Your voice file is sampled and this allows for something that is NOT possible with craft editing: You can type within the script under “overdub” new words or things that had not been said during the recording, which are then injected using AI in your own voice.

Yes, the computer generates your own voice and reasonably matches your true voice.

Here I’m testing the speech recognition aspect and creating overdub audio edits. Video is from a webcam.

Be aware that Descript actually pulls in your voice to their server and creates the sampling, which they say takes two to 24 hours to sample. You also must read and record a disclaimer indicating this is, in fact, your voice and that they are allowed to do this.

Is it convincing? Well, to a degree.

Like most AI sampling, it is a human voice that has been sampled and converted, but what I call “emotional inflection” is not, at least to this point, possible with the AI voices and sampling I’ve experienced.

People who do voice work will understand that emotion and inflection in the delivery of a script are critical to “the sell” of the copy, and at this point only a human truly understands the meaning of his/her words to convey that emotion.

Maybe someday the AI will recognize the meaning of the words and the true meaning of the sentence and somehow modify that delivery. But for now the jobs of voice-over people seem safe in that respect.
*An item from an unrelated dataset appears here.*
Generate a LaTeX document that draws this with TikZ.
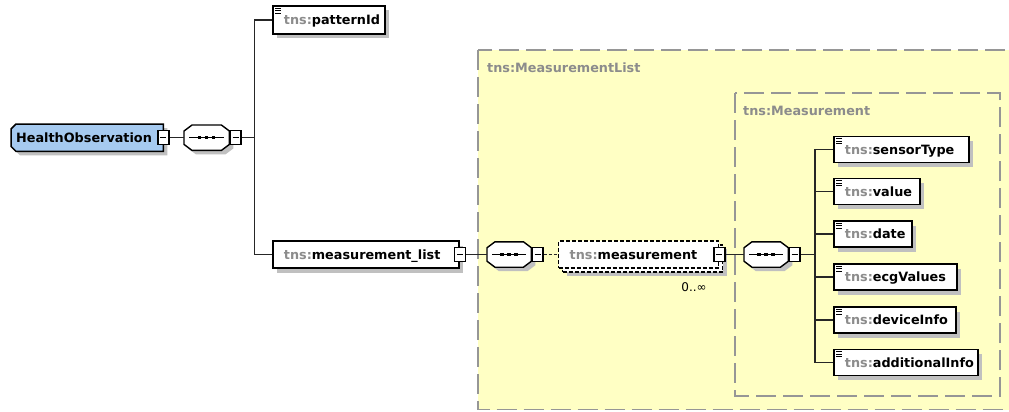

Of course, this means there is no need to go back in the studio to record new lines, as the AI overdub can be used for corrections. But you can feel the potential for a person’s voice to be “stolen,” despite well-intended precautions.

It’s interesting to see the many possibilities and uses for this software. It is a unique and interesting way to edit both audio and video.

To really comprehend exactly what it’s capable of doing, I recommend downloading it and playing with the software.You might find it helps change the way some of your talent edits and how you get content to the web or social media.

It certainly will make you wonder what’s next.

There’s a plethora of training videos and explanations about Descript on YouTube; and its website contains a lot of useful, impressive information.